Certains entrepreneurs veulent parfois tout tout de suite en arrivant dans le vélo, qu’en est-il de toi ?
Je veux construire quelque chose de pérenne. Je ne veux pas que ça disparaisse au bout de deux-trois-quatre ans. Je trouverais ça triste. Je veux que ça existe toujours dans 30 ans. Il faut des fondations solides. Il ne faut pas être trop pressé, mais il faut quand même que ça avance et être ambitieux sans se dire qu’on va tout faire en deux ans car ce n’est pas réaliste. C’est un équilibre.
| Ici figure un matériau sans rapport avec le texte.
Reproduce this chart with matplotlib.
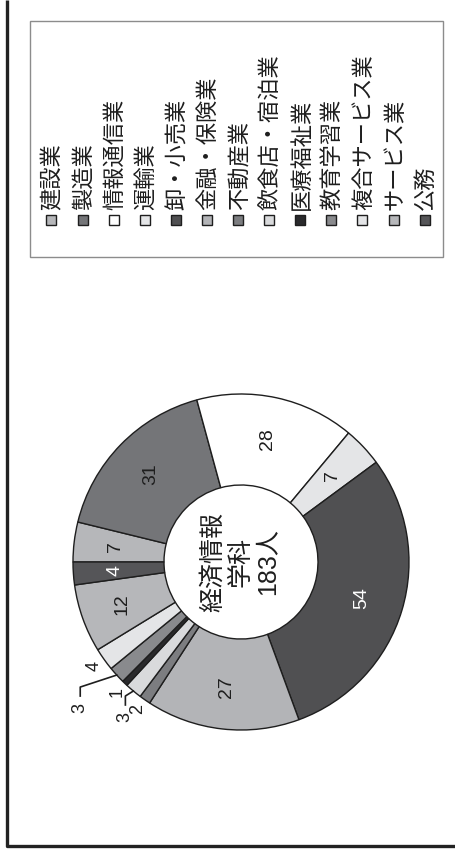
import matplotlib.pyplot as plt
from matplotlib.patches import Rectangle
import numpy as np

plt.rcParams['font.family'] = ['Noto Sans CJK JP', 'DejaVu Sans']

industries = ['建設業', '製造業', '情報通信業', '運輸業', '卸・小売業', '金融・保険業',
              '不動産業', '飲食店・宿泊業', '医療福祉業', '教育学習業', '複合サービス業',
              'サービス業', '公務']
counts = [7, 31, 28, 7, 54, 27, 2, 3, 1, 3, 4, 12, 4]
colors = ['#b6b7ba', '#747578', '#ffffff', '#e4e5e7', '#505052', '#b3b4b7',
          '#7c7d80', '#d9dadc', '#2a2a2c', '#898a8d', '#e4e5e7', '#b6b7ba', '#555558']
dept = '経済情報\n学科'

# labels drawn outside the ring, two of them with elbow leaders (offset in px)
outside = ['不動産業', '飲食店・宿泊業', '医療福祉業', '教育学習業', '複合サービス業']
leader = {'教育学習業': (-37, -33), '飲食店・宿泊業': (-8.5, -26)}

ink = '#1e1e1e'
num_font = ['Liberation Sans', 'Noto Sans CJK JP']
fig = plt.figure(figsize=(4.56, 8.49), dpi=100)
ax = fig.add_axes([0, 0, 1, 1])

# chart is laid out rotated 90 deg: pie starts at 12 o'clock of the upright page
cx, cy, R, r_in = 241, 287, 168, 77
wedges, _ = ax.pie(counts, colors=colors, startangle=180, counterclock=False,
                   center=(cx, cy), radius=R,
                   wedgeprops=dict(width=R - r_in, edgecolor=ink, linewidth=1.0))

for w, name, n, col in zip(wedges, industries, counts, colors):
    mid = np.deg2rad((w.theta1 + w.theta2) / 2)
    if name in leader:
        ox, oy = cx + R * np.cos(mid), cy + R * np.sin(mid)
        dx, dy = leader[name]
        lx, ly = ox + dx, oy + dy
        ax.plot([ox, lx + 0.5, lx + 0.5], [oy, ly + 21, ly + 12], color=ink, lw=1.2)
        ax.text(lx, ly, str(n), rotation=90, ha='center', va='center',
                fontsize=13, color=ink, family=num_font)
    elif name in outside:
        d = R * 1.07
        ax.text(cx + d * np.cos(mid), cy + d * np.sin(mid), str(n), rotation=90,
                ha='center', va='center', fontsize=13, color=ink, family=num_font)
    else:
        d = R * 0.75
        rgb = plt.matplotlib.colors.to_rgb(col)
        tc = 'white' if sum(rgb) / 3 < 0.45 else ink
        ax.text(cx + d * np.cos(mid), cy + d * np.sin(mid), str(n), rotation=90,
                ha='center', va='center', fontsize=14, color=tc, family=num_font)

ax.text(cx, cy, f'{dept}\n{sum(counts)}人', rotation=90, ha='center', va='center',
        multialignment='center', fontsize=18, linespacing=1.2, color=ink,
        family=num_font)

# legend, one rotated column per industry
ax.add_patch(Rectangle((30, 592), 413, 236, facecolor='none', edgecolor='#8c8c8c', lw=1))
for i, (name, col) in enumerate(zip(industries, colors)):
    x = 51.5 + 31.1 * i
    ax.add_patch(Rectangle((x - 5, 624.5), 10, 10, facecolor=col, edgecolor=ink, lw=1))
    ax.text(x + 1, 639, name, rotation=90, ha='center', va='bottom',
            fontsize=16, color=ink)

# page frame (only left and bottom edges are inside the crop)
ax.plot([7, 7, 456], [849, 3.5, 3.5], color='#222222', lw=2.4, solid_capstyle='butt')

ax.set_xlim(0, 456)
ax.set_ylim(0, 849)
ax.axis('off')

fig.savefig('out.png', dpi=100)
As-tu toujours l’idée d’une équipe pro ?
Bien sûr. Pour moi, une équipe pro est une entreprise. Je ne vois pas ce qu’il y a d’insurmontable. C’est toujours l’objectif. Par contre, je veux le faire avec une vision et un projet fort et singulier. Je ne veux pas tomber dans les écueils du modèle du vélo qui amène à des histoires comme ce qu’on entend. Ça fait un, deux, trois ans et après, « boom, ça tombe ». Je veux quelque chose qui soit pérenne. Je pense que des choses vont bouger dans le vélo au niveau du modèle économique. Le modèle du tout publicitaire va s’essouffler. Je pense qu’il faut plus aller vers des modèles de communautés et d’influenceurs. Ça me fait beaucoup réfléchir. En tant qu’entrepreneur, quitte à créer une équipe, je veux essayer de réfléchir à un modèle qui soit différent plutôt que juste aller chercher un autre sponsor, mettre 10 millions et on fait une équipe… Et dès que le sponsor se retire, il n’y a plus rien. J’aimerais bien trouver quelque chose d’un peu plus stable. Ce n’est pas facile.

Et tu seras coureur dans la N1 en 2023…
Je ne force pas ma place. J’essaye de la conquérir de façon légitime en travaillant. Quand je fais le Grand Prix de Saint-Étienne ou Annemasse-Bellegarde, je suis déjà avec des N1 autour de moi. C’est quand même un calendrier qui y ressemble. Je vais essayer d’apporter ma pierre et de toujours progresser en chrono qui est toujours ma grande passion. Je veux tenter d’obtenir une meilleure place au Championnat de France Élites (Il a fini 41e cette année, NDLR). Si je peux me présenter… car je crois qu’ils vont modifier les règles de qualification. S’il y a de la place, j’aimerais bien y retourner et faire quelque chose. Je suis de retour à l’entraînement.